--- Begin Data provided ---

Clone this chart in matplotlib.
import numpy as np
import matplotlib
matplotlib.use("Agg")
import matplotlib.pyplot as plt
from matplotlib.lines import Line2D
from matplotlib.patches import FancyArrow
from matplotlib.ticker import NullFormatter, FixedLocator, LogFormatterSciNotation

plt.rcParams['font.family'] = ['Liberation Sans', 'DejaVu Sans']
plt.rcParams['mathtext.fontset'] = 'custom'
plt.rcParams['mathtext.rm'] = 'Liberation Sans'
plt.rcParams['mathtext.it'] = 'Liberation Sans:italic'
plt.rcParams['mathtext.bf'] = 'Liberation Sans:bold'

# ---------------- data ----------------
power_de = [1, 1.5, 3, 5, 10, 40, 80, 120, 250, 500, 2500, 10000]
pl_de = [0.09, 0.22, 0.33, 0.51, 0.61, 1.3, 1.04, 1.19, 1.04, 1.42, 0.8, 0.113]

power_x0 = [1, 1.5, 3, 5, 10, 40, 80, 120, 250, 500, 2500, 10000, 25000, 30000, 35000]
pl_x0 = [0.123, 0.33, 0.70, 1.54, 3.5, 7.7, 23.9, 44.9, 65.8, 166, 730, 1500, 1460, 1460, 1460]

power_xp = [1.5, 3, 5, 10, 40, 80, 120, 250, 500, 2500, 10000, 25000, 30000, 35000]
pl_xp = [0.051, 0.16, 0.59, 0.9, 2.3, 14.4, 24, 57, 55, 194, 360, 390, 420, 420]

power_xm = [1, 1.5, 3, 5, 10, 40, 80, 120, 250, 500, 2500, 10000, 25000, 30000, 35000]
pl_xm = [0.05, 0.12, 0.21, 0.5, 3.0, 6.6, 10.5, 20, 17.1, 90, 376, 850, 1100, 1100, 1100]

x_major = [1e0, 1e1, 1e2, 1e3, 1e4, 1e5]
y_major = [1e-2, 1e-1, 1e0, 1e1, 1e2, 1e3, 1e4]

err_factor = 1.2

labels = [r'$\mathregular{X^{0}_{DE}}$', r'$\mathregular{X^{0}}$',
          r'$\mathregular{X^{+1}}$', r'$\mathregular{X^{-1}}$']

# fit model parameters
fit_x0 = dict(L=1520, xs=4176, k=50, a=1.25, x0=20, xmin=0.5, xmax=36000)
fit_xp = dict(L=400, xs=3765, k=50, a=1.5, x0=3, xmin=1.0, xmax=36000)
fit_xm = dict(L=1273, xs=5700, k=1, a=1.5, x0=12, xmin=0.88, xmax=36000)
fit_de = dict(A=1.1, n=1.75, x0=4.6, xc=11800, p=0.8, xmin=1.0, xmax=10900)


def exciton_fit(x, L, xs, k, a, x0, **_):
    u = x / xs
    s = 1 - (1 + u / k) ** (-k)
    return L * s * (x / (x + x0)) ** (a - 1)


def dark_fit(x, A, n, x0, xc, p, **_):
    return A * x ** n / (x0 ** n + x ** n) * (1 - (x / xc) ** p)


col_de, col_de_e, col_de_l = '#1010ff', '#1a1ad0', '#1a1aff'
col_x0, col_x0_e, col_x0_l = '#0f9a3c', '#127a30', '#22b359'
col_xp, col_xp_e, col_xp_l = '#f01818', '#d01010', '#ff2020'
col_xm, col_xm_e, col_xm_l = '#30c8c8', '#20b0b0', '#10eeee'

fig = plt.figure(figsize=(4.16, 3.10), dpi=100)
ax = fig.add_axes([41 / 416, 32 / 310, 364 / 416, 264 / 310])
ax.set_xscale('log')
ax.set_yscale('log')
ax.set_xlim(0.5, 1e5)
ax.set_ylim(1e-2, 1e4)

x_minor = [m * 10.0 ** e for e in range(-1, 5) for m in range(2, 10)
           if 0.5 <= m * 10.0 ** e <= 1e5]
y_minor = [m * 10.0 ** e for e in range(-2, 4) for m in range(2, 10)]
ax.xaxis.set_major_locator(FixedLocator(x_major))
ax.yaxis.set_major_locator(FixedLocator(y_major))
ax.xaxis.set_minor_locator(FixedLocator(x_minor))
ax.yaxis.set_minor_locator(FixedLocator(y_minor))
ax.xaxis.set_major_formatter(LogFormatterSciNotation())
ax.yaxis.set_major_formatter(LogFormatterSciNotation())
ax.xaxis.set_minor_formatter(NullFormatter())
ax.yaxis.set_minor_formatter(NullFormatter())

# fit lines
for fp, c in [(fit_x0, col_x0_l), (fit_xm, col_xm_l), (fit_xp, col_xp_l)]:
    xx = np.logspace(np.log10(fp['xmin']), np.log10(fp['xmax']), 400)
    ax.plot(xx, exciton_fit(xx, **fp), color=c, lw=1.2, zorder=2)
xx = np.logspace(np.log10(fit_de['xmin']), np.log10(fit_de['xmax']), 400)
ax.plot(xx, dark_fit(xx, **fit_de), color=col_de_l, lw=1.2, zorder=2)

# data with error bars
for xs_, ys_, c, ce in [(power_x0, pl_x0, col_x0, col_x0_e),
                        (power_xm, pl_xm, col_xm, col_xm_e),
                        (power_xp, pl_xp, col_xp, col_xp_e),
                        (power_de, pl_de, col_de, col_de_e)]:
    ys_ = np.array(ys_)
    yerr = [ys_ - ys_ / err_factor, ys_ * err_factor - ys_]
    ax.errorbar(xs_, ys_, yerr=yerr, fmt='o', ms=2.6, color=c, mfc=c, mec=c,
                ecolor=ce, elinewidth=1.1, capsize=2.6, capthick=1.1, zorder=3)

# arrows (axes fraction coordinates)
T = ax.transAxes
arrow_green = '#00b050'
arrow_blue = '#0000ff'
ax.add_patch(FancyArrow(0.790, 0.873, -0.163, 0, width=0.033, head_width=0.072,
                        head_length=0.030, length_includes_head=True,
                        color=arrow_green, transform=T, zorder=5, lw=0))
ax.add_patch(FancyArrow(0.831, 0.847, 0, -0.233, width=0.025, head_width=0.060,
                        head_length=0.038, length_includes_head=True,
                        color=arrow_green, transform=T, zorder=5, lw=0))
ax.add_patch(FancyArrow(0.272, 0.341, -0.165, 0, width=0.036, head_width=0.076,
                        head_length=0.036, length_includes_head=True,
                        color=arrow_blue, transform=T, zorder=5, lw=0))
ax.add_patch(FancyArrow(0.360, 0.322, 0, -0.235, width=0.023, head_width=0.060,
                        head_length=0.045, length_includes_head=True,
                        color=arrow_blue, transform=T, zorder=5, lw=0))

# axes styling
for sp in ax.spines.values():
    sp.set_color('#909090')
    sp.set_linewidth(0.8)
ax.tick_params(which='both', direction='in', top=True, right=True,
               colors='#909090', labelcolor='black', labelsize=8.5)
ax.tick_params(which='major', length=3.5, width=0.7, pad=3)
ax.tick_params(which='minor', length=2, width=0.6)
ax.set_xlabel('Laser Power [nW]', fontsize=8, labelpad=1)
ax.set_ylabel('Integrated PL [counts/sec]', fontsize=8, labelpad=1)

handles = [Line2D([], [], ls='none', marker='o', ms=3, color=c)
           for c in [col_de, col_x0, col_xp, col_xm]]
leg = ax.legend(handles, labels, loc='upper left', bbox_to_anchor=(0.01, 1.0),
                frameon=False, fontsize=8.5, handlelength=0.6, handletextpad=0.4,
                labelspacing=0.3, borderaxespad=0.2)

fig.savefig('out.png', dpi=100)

--- End Data provided ---
--- Begin Data provided ---

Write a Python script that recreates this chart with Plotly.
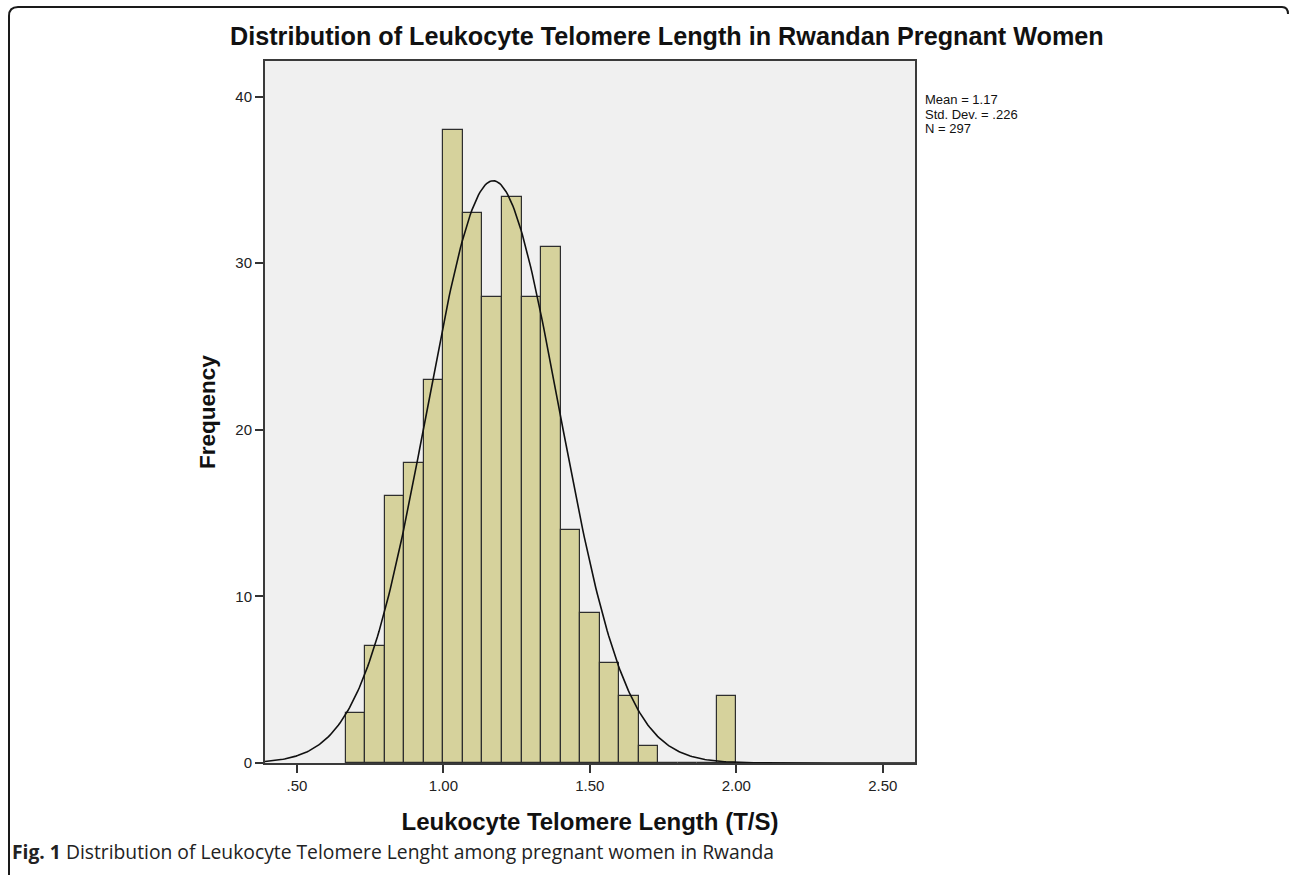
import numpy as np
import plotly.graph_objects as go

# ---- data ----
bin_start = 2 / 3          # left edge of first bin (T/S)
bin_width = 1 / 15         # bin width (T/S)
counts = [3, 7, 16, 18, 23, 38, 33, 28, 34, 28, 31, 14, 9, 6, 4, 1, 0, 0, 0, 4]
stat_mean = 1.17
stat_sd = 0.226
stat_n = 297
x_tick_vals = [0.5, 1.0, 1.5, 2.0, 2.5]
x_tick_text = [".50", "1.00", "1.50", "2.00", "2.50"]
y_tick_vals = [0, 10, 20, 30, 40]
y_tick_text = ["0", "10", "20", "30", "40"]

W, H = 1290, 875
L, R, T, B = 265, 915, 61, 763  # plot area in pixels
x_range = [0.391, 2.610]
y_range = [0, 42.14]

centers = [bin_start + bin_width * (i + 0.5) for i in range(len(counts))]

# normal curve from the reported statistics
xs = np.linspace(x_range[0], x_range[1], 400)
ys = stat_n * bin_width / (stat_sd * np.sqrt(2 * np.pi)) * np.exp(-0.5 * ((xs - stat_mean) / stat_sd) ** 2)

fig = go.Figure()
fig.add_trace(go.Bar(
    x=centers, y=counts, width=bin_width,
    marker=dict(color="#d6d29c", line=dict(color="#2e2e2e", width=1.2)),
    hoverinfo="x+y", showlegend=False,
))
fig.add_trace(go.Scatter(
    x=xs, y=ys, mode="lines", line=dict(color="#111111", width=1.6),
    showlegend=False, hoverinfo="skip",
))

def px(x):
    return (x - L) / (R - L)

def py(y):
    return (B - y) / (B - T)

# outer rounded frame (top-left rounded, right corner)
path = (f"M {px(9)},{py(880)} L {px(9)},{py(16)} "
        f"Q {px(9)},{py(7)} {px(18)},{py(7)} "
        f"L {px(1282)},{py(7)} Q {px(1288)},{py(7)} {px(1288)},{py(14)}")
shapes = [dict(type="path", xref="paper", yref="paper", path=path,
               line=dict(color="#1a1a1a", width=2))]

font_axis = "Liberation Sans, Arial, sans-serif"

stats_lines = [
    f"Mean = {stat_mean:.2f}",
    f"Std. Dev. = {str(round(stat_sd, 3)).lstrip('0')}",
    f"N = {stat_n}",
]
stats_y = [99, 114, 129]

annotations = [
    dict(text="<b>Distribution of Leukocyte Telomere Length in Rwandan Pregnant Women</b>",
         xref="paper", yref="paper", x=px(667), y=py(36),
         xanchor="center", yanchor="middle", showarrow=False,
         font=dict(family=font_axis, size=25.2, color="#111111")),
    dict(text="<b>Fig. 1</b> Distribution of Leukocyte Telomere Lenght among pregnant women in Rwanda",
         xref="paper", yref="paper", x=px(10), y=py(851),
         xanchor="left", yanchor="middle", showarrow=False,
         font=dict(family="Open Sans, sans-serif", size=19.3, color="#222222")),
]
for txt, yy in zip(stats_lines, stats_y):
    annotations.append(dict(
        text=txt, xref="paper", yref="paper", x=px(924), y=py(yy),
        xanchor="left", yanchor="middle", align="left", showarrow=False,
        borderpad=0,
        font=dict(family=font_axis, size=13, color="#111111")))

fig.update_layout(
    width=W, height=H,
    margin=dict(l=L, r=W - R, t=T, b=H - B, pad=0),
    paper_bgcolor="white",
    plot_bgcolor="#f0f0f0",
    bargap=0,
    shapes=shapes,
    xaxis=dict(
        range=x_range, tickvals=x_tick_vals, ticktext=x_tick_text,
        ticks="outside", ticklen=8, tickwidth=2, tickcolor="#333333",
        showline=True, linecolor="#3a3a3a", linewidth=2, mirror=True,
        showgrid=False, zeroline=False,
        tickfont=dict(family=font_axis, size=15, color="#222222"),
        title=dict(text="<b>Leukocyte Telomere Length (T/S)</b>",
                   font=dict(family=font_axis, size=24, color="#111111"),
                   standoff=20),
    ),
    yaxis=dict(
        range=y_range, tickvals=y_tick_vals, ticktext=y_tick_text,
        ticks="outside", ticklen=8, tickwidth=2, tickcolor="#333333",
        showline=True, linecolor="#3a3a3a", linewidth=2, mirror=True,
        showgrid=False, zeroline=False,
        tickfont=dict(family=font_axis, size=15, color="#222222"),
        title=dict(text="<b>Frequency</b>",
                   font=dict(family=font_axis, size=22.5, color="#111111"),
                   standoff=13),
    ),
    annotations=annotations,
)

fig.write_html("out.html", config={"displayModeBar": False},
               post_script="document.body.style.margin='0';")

--- End Data provided ---

_Exercise_
From the records above, copy only the lines running from the line holding "Write a Python" through the line holding "ys = stat_n", with no pictures.

_Answer in full_
Write a Python script that recreates this chart with Plotly.
import numpy as np
import plotly.graph_objects as go

# ---- data ----
bin_start = 2 / 3          # left edge of first bin (T/S)
bin_width = 1 / 15         # bin width (T/S)
counts = [3, 7, 16, 18, 23, 38, 33, 28, 34, 28, 31, 14, 9, 6, 4, 1, 0, 0, 0, 4]
stat_mean = 1.17
stat_sd = 0.226
stat_n = 297
x_tick_vals = [0.5, 1.0, 1.5, 2.0, 2.5]
x_tick_text = [".50", "1.00", "1.50", "2.00", "2.50"]
y_tick_vals = [0, 10, 20, 30, 40]
y_tick_text = ["0", "10", "20", "30", "40"]

W, H = 1290, 875
L, R, T, B = 265, 915, 61, 763  # plot area in pixels
x_range = [0.391, 2.610]
y_range = [0, 42.14]

centers = [bin_start + bin_width * (i + 0.5) for i in range(len(counts))]

# normal curve from the reported statistics
xs = np.linspace(x_range[0], x_range[1], 400)
ys = stat_n * bin_width / (stat_sd * np.sqrt(2 * np.pi)) * np.exp(-0.5 * ((xs - stat_mean) / stat_sd) ** 2)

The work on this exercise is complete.